Coach B was MIA for over a week before the DHS showed up. Rumors about his mom dying. Inside of that week, the season started and Ollie still didn’t have his uniform because his uniform was in the home of a man newly under investigation by the Department of Homeland Security for possession and distribution of child pornography and illegal trafficking. Maybe the exploitation of immigrant children. Who knows what heinous stuff. And therefore Ollie wore a mismatched, sweat-discolored old uniform from someone’s older brother, the same navy blue as the uniform currently in the home of a man currently under investigation for the one thing you never want to imagine happening, ever. You never want to imagine it happening while your eight year old’s sweet little baseball uniform is in the house. They never asked us if Coach B touched our kids. They never asked us if Coach B ever took pictures of our kids. I thought about all that anyway. I wanted to focus on the real victims, unthinkable crimes against them, but I kept coming back to those batting cages, to that uniform in Coach B’s house.

* * *

“The league did everything right,” the DHS agent insisted. There were three of them total. Two men, a woman. Sure, they had guns tucked into thick belts, but they wore polo shirts and therefore looked more like midfield umpires than anything threatening.

“Coach B passed the league background check, because we only just began our investigation. One of our agents found…” he paused, like he was trying to find the words that weren’t as alarming. He failed: “Youth sports equipment among his belongings. We contacted the league immediately.”

They seized the team’s cache of batting helmets from somewhere in Coach B’s house. Some bats. They didn’t mention the clipboard with the roster. Our children’s names. Their birthdays (to make sure everyone is league-age 8!). Their addresses (to make sure everyone is within the league boundaries!). Their names. Their birthdays. Their addresses. I wanted to hold that clipboard in my hands and only then would I believe that Coach B didn’t have it.

We never got Ollie’s jersey back. Thank god.

* * *

“We’re just going to tell the kids that Coach B got sick and won’t be their coach anymore,” the league told us.
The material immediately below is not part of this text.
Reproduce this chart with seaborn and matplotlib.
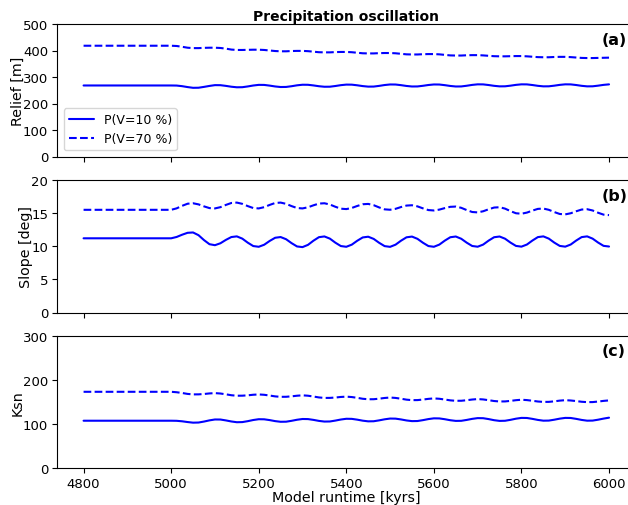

“It’s basically true,” someone mumbled.

I thought about our kids pitying Coach B. Our poor beloved Coach, he’s sick, I feel bad for him. I thought about how if they ever saw him at a park, they wouldn’t know to be afraid of him. 

Someone’s dad stepped up as coach. We rallied together in a way that no other of our teams ever had or ever would. But we never really talked about Coach B. Nobody wants to talk about kiddie porn. Except once, I asked the other parents if they were going to warn the kids about what to do if Coach B who knows our kids names and birthdays and addresses ever shows up somewhere, but they, so confident, said that would never happen. “That man will never come here again.”

The new coach, someone’s dad, ended up being that fabled “best coach we’ve ever had.” All the kids loved their team that season. Ollie caught a few grounders, made a few great plays. He dropped every pop fly. Every time he threw a fielded ball back to the pitcher, it fell short. He hit a few singles. I jumped and shouted from the stands. That’s my BOY, playing baseball mediocrely but playing baseball with pure joy. At the end of season picnic, I choked up, watching the new coach awkwardly tell the kids how great they played, how much they improved, what an inspiring season we had. The coach looked at all of the parents, we all looked at each other. Maybe we never talked about Coach B but we were all thinking about him right then. The kids didn’t give much of a shit, didn’t know to feel complicated. They just jumped up and down, cheered, full of soda and cake, and compared their trophies.